After hearing about priests eating someone else's vomit -- even eating your own would be outragous in my book -- somehow killing babies doesn't seem all that repulsive after all.   :-\

Oh, and just to clear things up about the communion thing.  It's true that Catholics do not want you to take communion out of politeness.  But, as I understand it, Anglicans and Episcopalians don't mind.  I'm also pretty sure that they view the Eucharist as symboic and not litteral.  I went to an Episcopal church for a few months when I was in college, and those people were pretty wishy-washy about their principals.  It was like Catholicism with a wink and a nod.  I just can't imagine them taking a communion waffer that seriously.  I was told flat out that I didn't have to profess to anything before taking communion.  But the church I went to was attended mostly by a bunch of college profs and their families, so maybe this was not a typical setup. 

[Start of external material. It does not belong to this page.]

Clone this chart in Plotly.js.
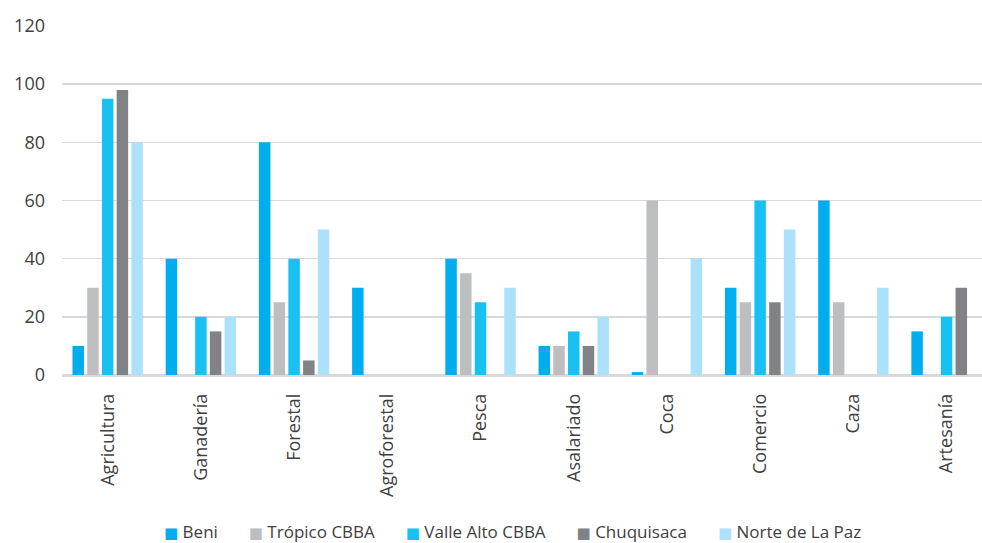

I was very young when I tried out that church.  But now that I'm a little older, and my knees are gone, and I have hernias, and I'm balance impaired, I'm not sure I could stand the athletic rigors of an Episcopal service.  You have to stand up at certain parts, then kneel, then set, then stand up again.  It was just up and down, up and down the whole time.  Since I come from a Baptist background where you pretty much sit there and listen, I was a bit in awe.  I didn't know if I was in church, or if I had somehow stumbled into an aerobics class.  If I went now I'd have to go home and nap after.

Another part of the service I found strange was when everybody started shaking hands and wishing one another peace.  As I said, these were mostly college profs and their families, and not even the English were more buttoned down and resevered than these people.  There was something so forced and artifical about it, and I would sometimes want to giggle. Imagine Nancy Reagan turning to you with that big, fake smile on her face, offering you her hand, and saying peace, like she was some kind of hippie.

The sermons were complete snoozefests.  The only one that I remember was about a boy walking by a fruit vender every day and steeling apples as he passed.  As far as I can tell the priest was saying that it was wrong of the boy to tempt himself, and that he should have avoided the vender if he couldn't stop himself from steeling the apples as he went by.  I just sat there and thought, wow!, so this is what passes for a moral dilemma around here.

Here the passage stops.